Having someone with Mindblank involved at all muddles divination.
They can raise 30k easy tho?
Hello old quote! Must have quoted this for a reason... hmm...
Ah! Right. There's no way Dorne is fielding a 30k army. They are the least popolous of the kingdoms, and in Robert's Rebellion they fielded a whopping 10k when they had direct family members on the line.
You could make an argument that Doran was less than enthuthiastic with having to fight a war because he was essentially in a hostage situation... being generous I'd peg Dorne's army at the 15k range in that case. I suppose he could hit 20k at the most but he'd be scrapping the bottom of the barrel and damaging his economy for the next 10-20 years.
I have the great luck to always end up with the most useless character in the campaign.
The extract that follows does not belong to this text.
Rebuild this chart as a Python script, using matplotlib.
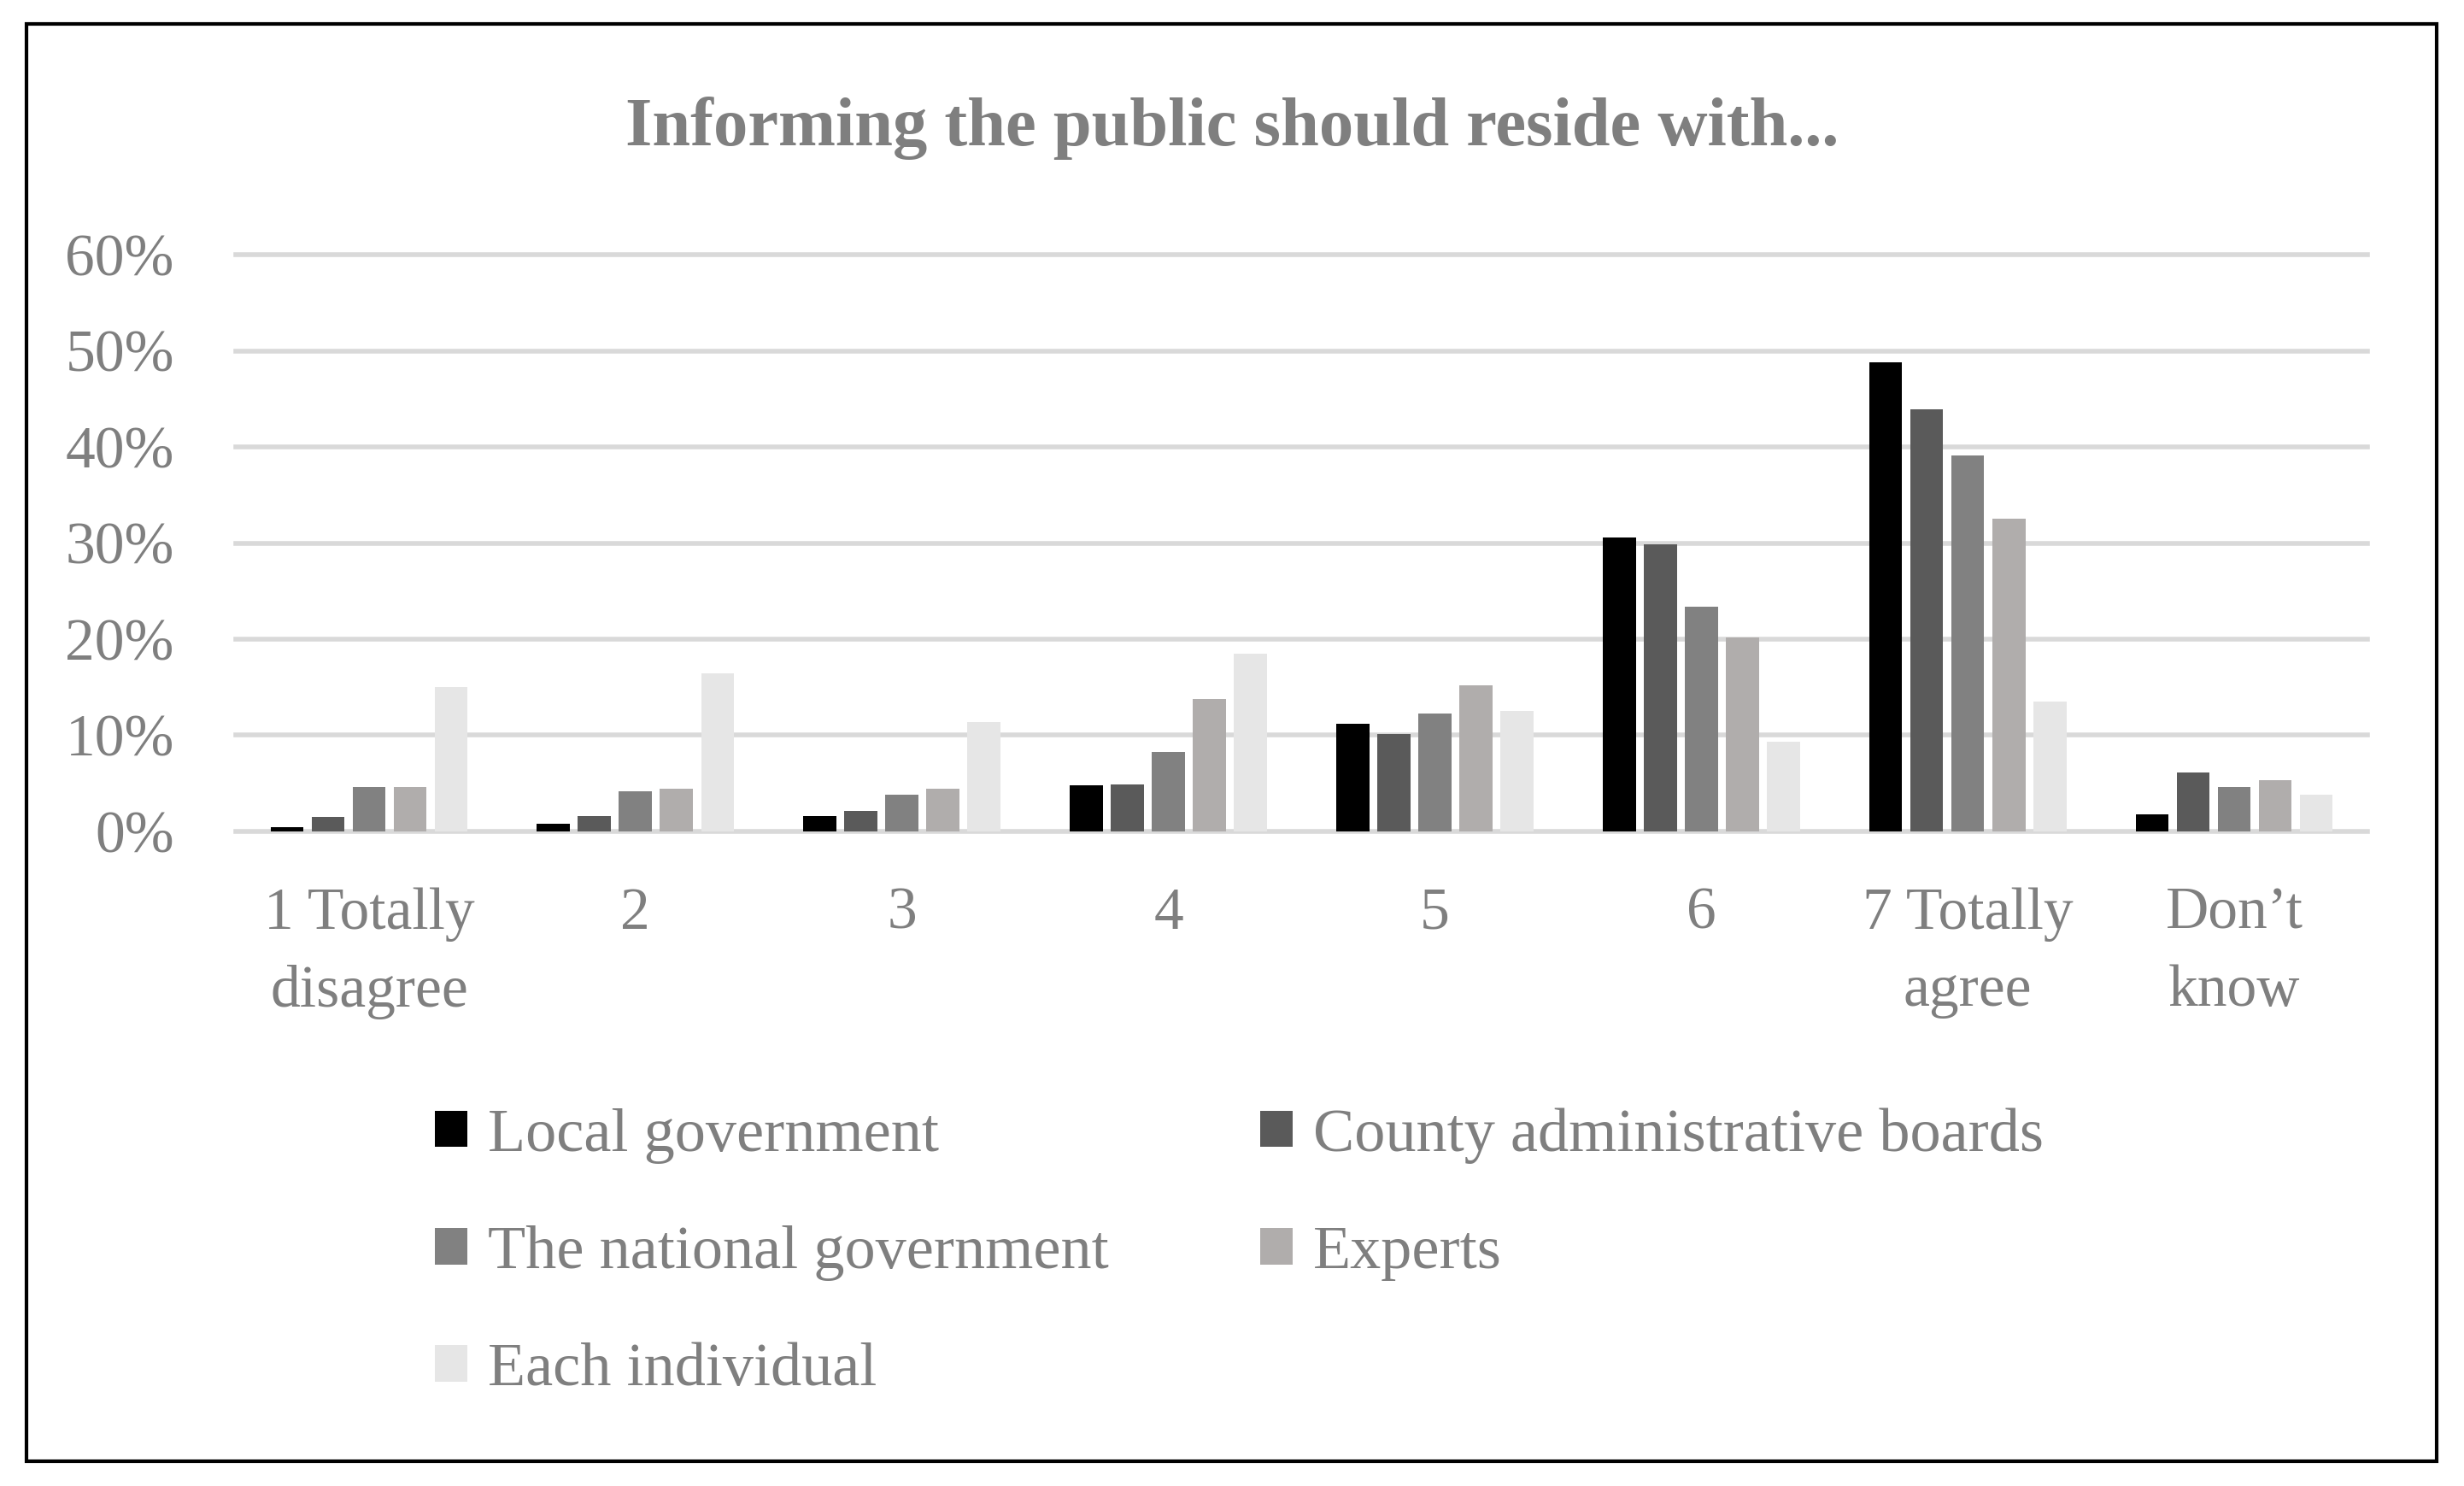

If I'm focused on fighting, the campaign will turn entirely social and lore focussed.
If I'm a caster, we are doing 10+ engagements a day and I'm useless because I don't have any backup combat ability worth a damn.
If I'm playing a social character, it's a murderfest.
If I'm playing a sneaky character, it's a "go through the front door and shoot everyone" murderfest.
If I'm playing a low-power character, I've got half the dice / bonuses / stats of everyone else.
If I'm playing something optimised, everyone complains about my evil munchkinry.
And if nothing of that applies, the group dies after three evenings as the DM no longer has time.
That's roughly the last 10 years of me playing any kind of PnP. The only things that work out mostly fine are those that I DM myself.
Damn, that is terrible luck. [hugs] Poor you.
To be fair though, after reading your quests (don't spoil, my archive binge started this morning!) and what you've been posting in this thread, I absolutely would play in a campaign you DMed. You can think
and write! Maybe holding everyone up to your standards is a little harsh?
I own dozens of 4e books. Bought them in bulk on ebay a few months after 4e came out, thinking "wow, what a great price!"
Worst money ever spent. I have NEVER managed to finish an actual campaign. A few short adventures, yeah. But that's it!
Just reading the .pdfs wasn't really enough for me to realize exactly how annoying the game would be to play. So loooong... and headdesk-inducing!
Even worse - I regularly get more as gifts from well-meaning non-playing friends. Pretending to love their gifts when they're that useless...
:/
After a brief stint of a Starfinder campaign that broke the camel's back (it was
bad), I decided I'm through with GMing Vancian RPG's. I'm starting to regard the whole lot of them as obsolete relics of a bygone era, where PC RPG's didnt exist and you had to do everything like a human computer.
Nowadays the true essence that makes pen and paper RPG's unique is the creative exhiliration of creating whole worlds right before your eyes, stories that look like veritable hollywood billion budget productions when you remember them. Works of pure individual expression that build into each other between GM and PC's cooperatively, making one laugh, cry, and have a good time.
People discovered that you didnt need hellishly complicated systems to achieve this; the only truly unique characteristic of Table-top RPG's that couldnt be recreated with another medium. If you want to hack and slash, or love hellishly complicated magic systems and dungeons that feel like puzzles, there's a billion excellent PC and Console RPG out there to play until the end of time, without the need to memorize a 300 page textbook.
That's why most modern pen and paper RPG's are, for the most part, moving away from the complex systems of the past and simplifying everything. I'm currently GMing a FATE Core campaign based on a universe I'm building a novel out of, and the amount of excitement and joy compared to something like Starfinder -basically a scifi reskin of Pathfinder, for those who dont know- has been orders of magnitide apart. Just the other day one of my players commented on how much of a good time he'd had that session, and he was playing a character that was far away indeed from either magic or brawns, a sort of cinematic Sherlock Holmes type.
A third of the session had been battling a huge tentacled monstrocity.
Now, if it had been a standard DnD campaign, my friend's thematically awesome character would have been a level what-have-you Expert. He would have lasted less than 1 round against the house sized lovecraftian horror...
It was not dnd though. Crucially, the system is narratively driven, instead of mechanics driven. Thus, his character was in principle just as OP as a martial artist or an archmage or a knight or what have you (I'm simplifying a lot but this is the core of it). Thus, the themes and character concepts of all players shine equally, making them all more invested and even influencing the world building.
Now, some might say this is blatantly 'unrealistic' or 'takes out all that makes a PnP RPG an RPG... but itsn't that just what traditional systems have sought to achieve since the 70's? WBL, CR, Class Levels, XP, Loot lists, Feat lists, Spells per day per hour per race per class per subclass... all a dance of balancing and regulating so the PC's dont get wrecked by the equally complicated npc's and monster manuals. All things a computer does nowadays with no problem at all and 1000x the efficiency.
Modern PnP RPG's just cut the middleman and reduced the media to its core: Telling stories worth remembering.